Mistral Sauvignon Blanc, Naked Wines

A bottle of Mistral Sauvignon Blanc in the foreground, with colourful abstract art on the label. In the background (out of focus) a glass of white wine.

Naked Wines underwhelmed me with this one.

But then (hot damn!) they went right in and fucking whelmed me something proper.

But let’s not get ahead of ourselves. Let’s talk about the underwhelm, first.

So. Mistral Sauvignon Blanc. A disappointing wine. I mean, it’s not bad. It’s just, well, rather uninspiring.

A bit empty, a bit nothingy.

Rather like Old Parn running the 400m, it starts off energetically enough (though already people are whispering that it’s worryingly thin and pale) — but then it has a really poor finish.

You’ll be snuffling and flaring your nostrils like something out of The Witches in an attempt to get much out of this wine: aromatically, it’s very closed down for so zingy a grape variety. And what aromas you do get out of it are typical, a tad uninteresting. Except (alas) for a faint waft of nappy. I’m sorry. Really, I am. But there it is.

Verdict

Increasingly, I’m coming to think that there’s a small problem with Naked Wines’ model: the ‘full price’ figure seems rather inflated. You see, I’d be chagrined if I’d spent £7.50 on this wine. In fact, I had it for a reduced rate (part of a taster case). But because I have £7.50 as an RRP in my head, I’m psychologically primed for a £7.50-quality wine. Even if I’ve actually paid a good deal less than that (hell, this is a £5 wine if you’re a member — in which light it suddenly seems a heck of a lot less disappointing).

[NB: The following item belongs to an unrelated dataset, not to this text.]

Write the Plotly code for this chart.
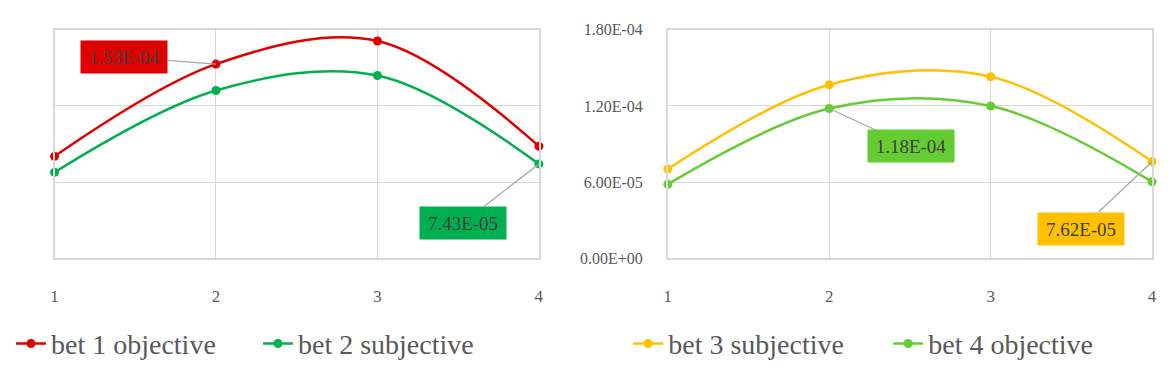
import plotly.graph_objects as go

x_vals = [1, 2, 3, 4]
tick_labels = ["1", "2", "3", "4"]

bet1_objective = [8.03e-05, 1.53e-04, 1.712e-04, 8.83e-05]
bet2_subjective = [6.77e-05, 1.322e-04, 1.44e-04, 7.43e-05]
bet3_subjective = [7.03e-05, 1.367e-04, 1.430e-04, 7.62e-05]
bet4_objective = [5.83e-05, 1.18e-04, 1.20e-04, 6.02e-05]

y_ticks = [0, 6.0e-05, 1.2e-04, 1.8e-04]
y_tick_labels = ["0.00E+00", "6.00E-05", "1.20E-04", "1.80E-04"]

RED = "#e00000"
GREEN = "#00b050"
YELLOW = "#ffc000"
LGREEN = "#66cc33"
FONT = "Liberation Serif"
TXT = "#595959"

fig = go.Figure()

def add(y, name, color, xa, ya, legend):
    fig.add_trace(go.Scatter(
        x=x_vals, y=y, name=name, mode="lines+markers",
        line=dict(color=color, width=2.5, shape="spline", smoothing=1.0),
        marker=dict(color=color, size=9),
        xaxis=xa, yaxis=ya, legend=legend, cliponaxis=False,
    ))

add(bet1_objective, "bet 1 objective", RED, "x", "y", "legend")
add(bet2_subjective, "bet 2 subjective", GREEN, "x", "y", "legend")
add(bet3_subjective, "bet 3 subjective", YELLOW, "x2", "y2", "legend2")
add(bet4_objective, "bet 4 objective", LGREEN, "x2", "y2", "legend2")

grid = "#d9d9d9"
xcommon = dict(range=[1, 4], tickvals=x_vals, ticktext=tick_labels, showgrid=True,
               gridcolor=grid, showline=True, linecolor=grid, mirror=True, linewidth=1.5,
               zeroline=False, tickfont=dict(family=FONT, size=17, color=TXT),
               ticklabelstandoff=22)
ycommon = dict(range=[0, 1.8e-04], tickvals=y_ticks, ticktext=y_tick_labels, showgrid=True,
               gridcolor=grid, showline=True, linecolor=grid, mirror=True, linewidth=1.5,
               zeroline=False, tickfont=dict(family=FONT, size=16, color=TXT))

legend_font = dict(family=FONT, size=28, color=TXT)

fig.update_layout(
    width=1174, height=369,
    margin=dict(l=0, r=0, t=0, b=0),
    paper_bgcolor="white", plot_bgcolor="white",
    font=dict(family=FONT),
    xaxis=dict(domain=[0.0434, 0.4591], anchor="y", **xcommon),
    yaxis=dict(domain=[0.2873, 0.9377], anchor="x", showticklabels=False,
               **{k: v for k, v in ycommon.items() if k not in ("tickvals", "ticktext", "tickfont")},
               tickvals=y_ticks),
    xaxis2=dict(domain=[0.5698, 0.9855], anchor="y2", **xcommon),
    yaxis2=dict(domain=[0.2873, 0.9377], anchor="x2", ticklabelstandoff=20, **ycommon),
    legend=dict(orientation="h", x=0.006, xanchor="left", y=0.0434, yanchor="middle",
                entrywidthmode="pixels", entrywidth=202,
                font=legend_font, bgcolor="rgba(0,0,0,0)"),
    legend2=dict(orientation="h", x=0.5358, xanchor="left", y=0.0434, yanchor="middle",
                 entrywidthmode="pixels", entrywidth=215,
                 font=legend_font, bgcolor="rgba(0,0,0,0)"),
    showlegend=True,
)

def label(xref, yref, xv, yv, text, bg, ax, ay):
    fig.add_annotation(
        x=xv, y=yv, xref=xref, yref=yref, text=text, showarrow=True,
        ax=ax, ay=ay, arrowhead=0, arrowwidth=1.2, arrowcolor="#a6a6a6",
        bgcolor=bg, borderpad=5, width=76, height=22,
        font=dict(family=FONT, size=19, color="#404040"),
    )

label("x", "y", x_vals[1], bet1_objective[1], "1.53E-04", RED, -92, -7)
label("x", "y", x_vals[3], bet2_subjective[3], "7.43E-05", GREEN, -76, 59)
label("x2", "y2", x_vals[1], bet4_objective[1], "1.18E-04", LGREEN, 82, 38)
label("x2", "y2", x_vals[3], bet3_subjective[3], "7.62E-05", YELLOW, -71, 67)

fig.write_html("out.html")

Alas, £7.50 is still the yardstick I’m measuring it up against. And it falls short.

Don’t take this as an attack on those fine Naked fellows. I remain intrigued and impressed by their business model — and I enjoyed the first two bottles of theirs I reviewed (whilst still harbouring the slight impression of over-optimistic ‘full’ prices, I might add). While this specimen is definitely less good than those other two, it’s still by no means terrible; just unexciting, middle-of-the-road.

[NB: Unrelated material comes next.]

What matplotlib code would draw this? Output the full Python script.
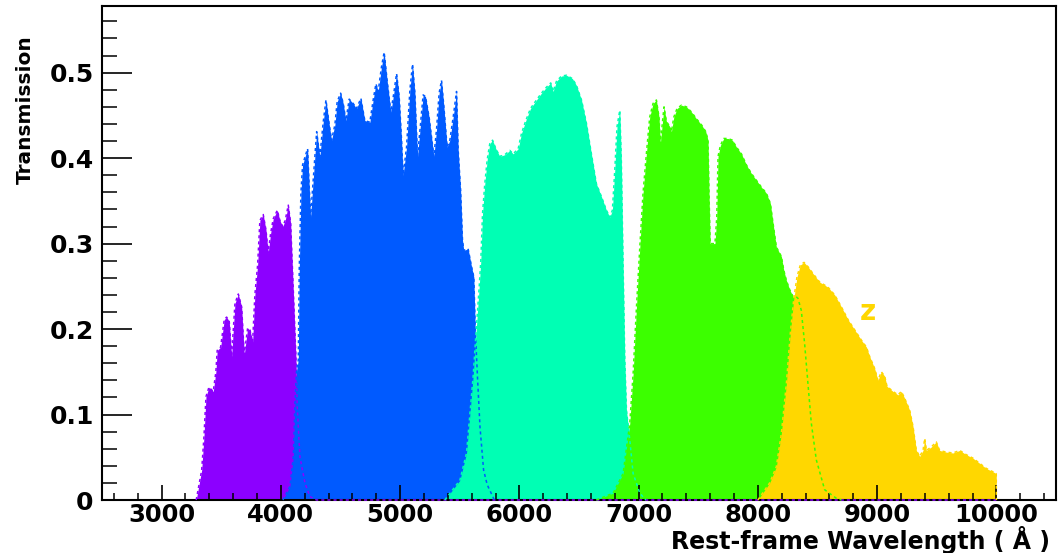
import matplotlib
matplotlib.use("Agg")
import matplotlib.pyplot as plt
from matplotlib.ticker import MultipleLocator, FuncFormatter

plt.rcParams['font.family'] = ['DejaVu Sans']
plt.rcParams['font.weight'] = 'bold'

# u filter
u_wave = [3290, 3336, 3355, 3372, 3397, 3433, 3455, 3466, 3495, 3525,
          3545, 3567, 3587, 3615, 3643, 3671, 3693, 3721, 3741, 3763,
          3782, 3805, 3824, 3852, 3875, 3894, 3914, 3936, 3970, 3992,
          4015, 4036, 4062, 4082, 4104, 4126, 4137, 4160, 4202, 4243,
          4300, 10000]
u_trans = [0, 0.035, 0.074, 0.121, 0.132, 0.127, 0.15, 0.175, 0.179, 0.211,
           0.214, 0.209, 0.168, 0.23, 0.241, 0.226, 0.17, 0.201, 0.199, 0.185,
           0.24, 0.275, 0.327, 0.334, 0.316, 0.289, 0.312, 0.329, 0.339, 0.327,
           0.32, 0.327, 0.345, 0.324, 0.246, 0.168, 0.109, 0.05, 0.02, 0.004,
           0, 0]

# g filter
g_wave = [4017, 4076, 4104, 4118, 4132, 4146, 4154, 4168, 4182, 4210,
          4224, 4249, 4271, 4300, 4327, 4355, 4378, 4405, 4425, 4453,
          4472, 4501, 4523, 4545, 4573, 4606, 4634, 4671, 4704, 4746,
          4774, 4797, 4816, 4844, 4866, 4891, 4922, 4947, 4970, 4992,
          5012, 5025, 5054, 5082, 5104, 5124, 5146, 5171, 5193, 5213,
          5243, 5263, 5283, 5305, 5327, 5347, 5367, 5394, 5417, 5445,
          5473, 5487, 5507, 5523, 5534, 5570, 5599, 5618, 5630, 5650,
          5670, 5700, 5730, 5790]
g_trans = [0, 0.016, 0.05, 0.113, 0.152, 0.164, 0.269, 0.359, 0.392, 0.405,
           0.411, 0.331, 0.374, 0.431, 0.402, 0.442, 0.468, 0.44, 0.421, 0.439,
           0.466, 0.476, 0.464, 0.444, 0.469, 0.464, 0.458, 0.47, 0.444, 0.442,
           0.468, 0.487, 0.478, 0.507, 0.524, 0.491, 0.454, 0.476, 0.499, 0.472,
           0.421, 0.38, 0.413, 0.48, 0.51, 0.476, 0.402, 0.44, 0.474, 0.472,
           0.448, 0.425, 0.402, 0.433, 0.476, 0.491, 0.46, 0.413, 0.421, 0.448,
           0.478, 0.409, 0.363, 0.304, 0.292, 0.294, 0.273, 0.261, 0.2, 0.14,
           0.085, 0.035, 0.018, 0]

# r filter
r_wave = [5375, 5501, 5557, 5612, 5640, 5663, 5677, 5691, 5710, 5730,
          5752, 5775, 5803, 5836, 5878, 5920, 5948, 5990, 6018, 6054,
          6093, 6143, 6185, 6227, 6263, 6283, 6311, 6353, 6395, 6445,
          6479, 6521, 6562, 6604, 6646, 6688, 6730, 6758, 6780, 6800,
          6819, 6842, 6855, 6869, 6884, 6898, 6926, 6954, 7010, 7060]
r_trans = [0, 0.023, 0.055, 0.144, 0.203, 0.249, 0.281, 0.335, 0.37, 0.398,
           0.417, 0.421, 0.411, 0.402, 0.404, 0.409, 0.405, 0.411, 0.429, 0.444,
           0.458, 0.468, 0.476, 0.483, 0.488, 0.478, 0.49, 0.496, 0.497, 0.493,
           0.485, 0.468, 0.441, 0.405, 0.37, 0.355, 0.339, 0.331, 0.339, 0.386,
           0.437, 0.456, 0.398, 0.281, 0.164, 0.105, 0.07, 0.031, 0.008, 0]

# i filter
i_wave = [6646, 6786, 6870, 6926, 6954, 6982, 7010, 7037, 7065, 7093,
          7121, 7149, 7171, 7182, 7199, 7213, 7233, 7261, 7275, 7295,
          7322, 7359, 7401, 7443, 7485, 7527, 7563, 7582, 7590, 7600,
          7640, 7655, 7666, 7686, 7714, 7750, 7786, 7820, 7862, 7904,
          7946, 7988, 8030, 8071, 8105, 8127, 8155, 8197, 8217, 8239,
          8267, 8295, 8320, 8336, 8364, 8392, 8420, 8448, 8490, 8560,
          8658, 8700]
i_trans = [0, 0.008, 0.031, 0.09, 0.148, 0.226, 0.296, 0.359, 0.405, 0.448,
           0.464, 0.468, 0.448, 0.417, 0.441, 0.46, 0.443, 0.437, 0.431, 0.448,
           0.458, 0.462, 0.46, 0.454, 0.446, 0.439, 0.431, 0.421, 0.36, 0.30,
           0.30, 0.33, 0.402, 0.415, 0.423, 0.423, 0.421, 0.413, 0.405, 0.392,
           0.382, 0.374, 0.366, 0.359, 0.347, 0.324, 0.296, 0.285, 0.269, 0.257,
           0.246, 0.238, 0.238, 0.236, 0.222, 0.183, 0.136, 0.09, 0.047, 0.012,
           0.002, 0]

# z filter
z_wave = [8000, 8099, 8155, 8197, 8239, 8272, 8300, 8328, 8356, 8387,
          8420, 8462, 8518, 8588, 8644, 8700, 8756, 8812, 8868, 8910,
          8937, 8979, 9007, 9035, 9063, 9083, 9133, 9175, 9203, 9231,
          9273, 9301, 9329, 9357, 9385, 9399, 9413, 9454, 9496, 9524,
          9580, 9636, 9692, 9748, 9803, 9859, 9915, 9971, 9999, 10000]
z_trans = [0, 0.02, 0.039, 0.078, 0.136, 0.195, 0.234, 0.261, 0.275, 0.278,
           0.273, 0.265, 0.255, 0.249, 0.24, 0.226, 0.211, 0.199, 0.187, 0.179,
           0.168, 0.154, 0.14, 0.15, 0.145, 0.133, 0.127, 0.123, 0.127, 0.119,
           0.105, 0.086, 0.058, 0.051, 0.058, 0.072, 0.058, 0.062, 0.068, 0.058,
           0.056, 0.055, 0.058, 0.053, 0.049, 0.043, 0.037, 0.033, 0.031, 0]

filters = [
    (u_wave, u_trans, "#8c00ff"),
    (g_wave, g_trans, "#005aff"),
    (r_wave, r_trans, "#00ffb4"),
    (i_wave, i_trans, "#3cff00"),
    (z_wave, z_trans, "#ffd700"),
]

fig = plt.figure(figsize=(10.58, 5.53), dpi=100)
ax = fig.add_axes([102 / 1058, 53 / 553, 954 / 1058, 494 / 553])

# fills first, then dashed outlines on top
for wave, trans, color in filters:
    ax.fill_between(wave, trans, 0, color=color, linewidth=0, zorder=1)
for wave, trans, color in filters:
    ax.plot(wave, trans, color=color, linestyle=(0, (2, 2)), linewidth=1.1,
            zorder=4, clip_on=False)

ax.text(8920, 0.22, "z", color="#ffd700", fontsize=20, fontweight="bold",
        ha="center", va="center")

ax.set_xlim(2500, 10500)
ax.set_ylim(0, 0.578)

ax.xaxis.set_major_locator(MultipleLocator(1000))
ax.xaxis.set_minor_locator(MultipleLocator(200))
ax.yaxis.set_major_locator(MultipleLocator(0.1))
ax.yaxis.set_minor_locator(MultipleLocator(0.02))
ax.yaxis.set_major_formatter(FuncFormatter(lambda v, p: "%g" % round(v, 2)))

ax.tick_params(axis="x", which="major", direction="in", length=10.8, width=1.2,
               labelsize=17.5, pad=2)
ax.tick_params(axis="x", which="minor", direction="in", length=5.2, width=1.1)
ax.tick_params(axis="y", which="major", direction="in", length=21.6, width=1.2,
               labelsize=18, pad=6)
ax.tick_params(axis="y", which="minor", direction="in", length=10.8, width=1.1)
for lab in ax.get_xticklabels() + ax.get_yticklabels():
    lab.set_fontweight("bold")

for s in ax.spines.values():
    s.set_linewidth(1.5)
    s.set_zorder(3)

fig.text(25 / 1058, 1 - 35 / 553, "Transmission", rotation=90, ha="center", va="top",
         fontsize=14.5, fontweight="bold")
fig.text(1050 / 1058, 4 / 553, "Rest-frame Wavelength ( \u00c5 )", ha="right",
         va="baseline", fontsize=17, fontweight="bold")

fig.savefig("out.png", dpi=100)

So I suppose I’m just saying that, psychologically, their pricing model isn’t quite hitting the right note for me.

Then again, I’ll tell you what is hitting the right note: the fact that, a few hours after I’d casually tweeted a message about my disappointment with this wine, one of the Naked guys was contacting me to offer me my money back on it*.

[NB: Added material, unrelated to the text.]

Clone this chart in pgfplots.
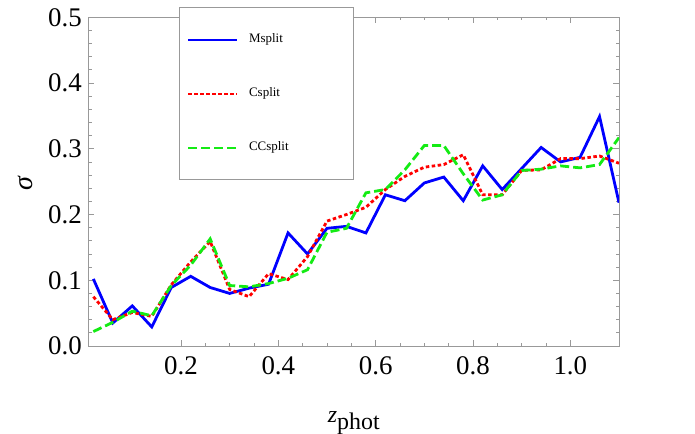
\documentclass[border=0pt]{standalone}
\usepackage{fontspec}
\setmainfont{Liberation Serif}
\usepackage{pgfplots}
\usepackage{pgfplotstable}
\pgfplotsset{compat=1.18}

\definecolor{mblue}{RGB}{0,0,255}
\definecolor{mred}{RGB}{255,0,0}
\definecolor{mgreen}{RGB}{20,235,20}
\definecolor{frame}{gray}{0.6}

% columns: z, sigma
\pgfplotstableread{
z    s
0.02 0.102
0.06 0.035
0.10 0.061
0.14 0.029
0.18 0.089
0.22 0.106
0.26 0.089
0.30 0.080
0.34 0.088
0.38 0.094
0.42 0.172
0.46 0.140
0.50 0.179
0.54 0.182
0.58 0.172
0.62 0.230
0.66 0.221
0.70 0.248
0.74 0.257
0.78 0.221
0.82 0.274
0.86 0.238
0.90 0.270
0.94 0.302
0.98 0.280
1.02 0.287
1.06 0.349
1.10 0.218
}\msplit

\pgfplotstableread{
z    s
0.02 0.075
0.06 0.040
0.10 0.051
0.14 0.045
0.18 0.093
0.22 0.128
0.26 0.159
0.30 0.086
0.34 0.075
0.38 0.110
0.42 0.101
0.46 0.136
0.50 0.190
0.54 0.200
0.58 0.211
0.62 0.238
0.66 0.258
0.70 0.272
0.74 0.276
0.78 0.291
0.82 0.230
0.86 0.230
0.90 0.267
0.94 0.268
0.98 0.285
1.02 0.285
1.06 0.289
1.10 0.278
}\csplit

\pgfplotstableread{
z    s
0.02 0.022
0.06 0.036
0.10 0.053
0.14 0.046
0.18 0.092
0.22 0.123
0.26 0.163
0.30 0.092
0.34 0.090
0.38 0.095
0.42 0.103
0.46 0.116
0.50 0.173
0.54 0.179
0.58 0.233
0.62 0.238
0.66 0.268
0.70 0.305
0.74 0.305
0.78 0.262
0.82 0.222
0.86 0.230
0.90 0.267
0.94 0.269
0.98 0.274
1.02 0.271
1.06 0.276
1.10 0.317
}\ccsplit

\begin{document}
\begin{tikzpicture}
\useasboundingbox (0,0) rectangle (695bp,434bp);
\begin{axis}[
    at={(88.5bp,88bp)}, anchor=south west,
    scale only axis,
    width=530.5bp, height=328.7bp,
    xmin=0.01, xmax=1.1,
    ymin=0, ymax=0.5,
    xtick={0.2,0.4,0.6,0.8,1.0},
    ytick={0,0.1,0.2,0.3,0.4,0.5},
    minor x tick num=3,
    minor y tick num=4,
    tick align=inside,
    major tick length=6bp,
    minor tick length=3bp,
    axis line style={frame, line width=0.8bp},
    every tick/.style={frame, line width=0.8bp},
    /pgf/number format/assume math mode=true,
    /pgf/number format/.cd, fixed, fixed zerofill, precision=1, /pgfplots/.cd,
    xticklabel style={font=\fontsize{27}{30}\selectfont, inner sep=0pt, anchor=north, yshift=-10.5bp},
    yticklabel style={font=\fontsize{27}{30}\selectfont, inner sep=0pt, anchor=east, xshift=-6.5bp},
    xlabel={\fontsize{24}{28}\selectfont\textit{z}\raisebox{-7bp}{phot}},
    xlabel style={at={(axis description cs:0.5,0)}, anchor=base, yshift=-76bp, inner sep=0pt},
    ylabel={\fontsize{28}{30}\selectfont\textit{σ}},
    ylabel style={at={(axis description cs:-0.1197,0.496)}, anchor=center, inner sep=0pt},
    legend image code/.code={\draw[#1, line width=1.7bp] (0bp,0bp) -- (49bp,0bp);},
    legend style={
        at={(0.1706,1.0304)}, anchor=north west,
        draw=frame, fill=white, line width=0.8bp,
        inner xsep=8bp, inner ysep=26bp,
        row sep=42bp, column sep=11bp,
        nodes={inner sep=0pt, text height=9bp, text depth=3bp,
               font=\fontsize{13}{15}\selectfont},
    },
    legend cell align=left,
]
\addplot[mblue, line width=2.8bp] table[x=z, y=s] {\msplit};
\addlegendentry{\makebox[96bp][l]{Msplit}}
\addplot[mred, line width=2.8bp, dash pattern=on 3.5bp off 2.5bp] table[x=z, y=s] {\csplit};
\addlegendentry{\makebox[96bp][l]{Csplit}}
\addplot[mgreen, line width=2.8bp, dash pattern=on 9bp off 4bp] table[x=z, y=s] {\ccsplit};
\addlegendentry{\makebox[96bp][l]{CCsplit}}
\end{axis}
\end{tikzpicture}
\end{document}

That, in case you are wondering, is fucking uberwhelming.

Rating ★ (1 star) — but ★★★★★ for customer service
ABV 12.5%
Price £7.50 from Naked Wines (£5 if you’re a member)
* Fo’ yo’ info, I didn’t take him up on his offer. It may’ve been disappointing, but it wasn’t bad.

5 Comments to Mistral Sauvignon Blanc, Naked Wines

  1. March 17, 2011 at 4:54 pm | Permalink

    Well, this business model isn’t unique to Naked; it applies to Laithwaites and its various branded wine clubs too. They all suggest what a wine is supposedly worth, and then knock a couple of quid off. But as you point out, who SAYS that’s what it’s worth? You can’t get these wines anywhere else in order to obtain a market value!

  2. March 18, 2011 at 11:32 pm | Permalink

    Good on you for not taking the refund. I agree that they have exceptional service. No company gets every bottle right, and I truly believe that a real discount is very rare nowadays; in fact, rare as rocking horse sh!t

  3. March 21, 2011 at 2:21 pm | Permalink

    I cracked open the Mistral Chardonnay last night – again from Naked Wines. Its Ok, fine, drinkable and like their SB, not terribly exciting. Came in a mixed case so not sure of bottle price…

    I must admit that some of thr wines Naked Wines started with were rather underwhelming I thought; quality has increased superbly over the last few months. As for value though…

  4. Tom's Gravatar Tom
    March 21, 2011 at 6:23 pm | Permalink

    Thanks, all, for your comments. This whole area of value is definitely a tricksy one — and a wine is clearly worth what the market is willing to pay for it. Full stop. But still, it’s practically impossible not to equate price with quality.

    On a slightly different note, I find it interesting that even the unexciting wines on Naked’s site have many reviews expressing great enthusiasm. Wondering if this is because (a) the bar is set low, (b) the act of being prompted to review something tends to encourage most people to be positive, or (c) some other explanation.

  5. September 13, 2011 at 9:16 am | Permalink

    You could not trust discounted prices on wines because most of these are forms of marketing. Wines are worth buying for but still it would be more practical to choose those that have low prices yet with great values. Naked wines have many developments, hence they are among those good-quality wines.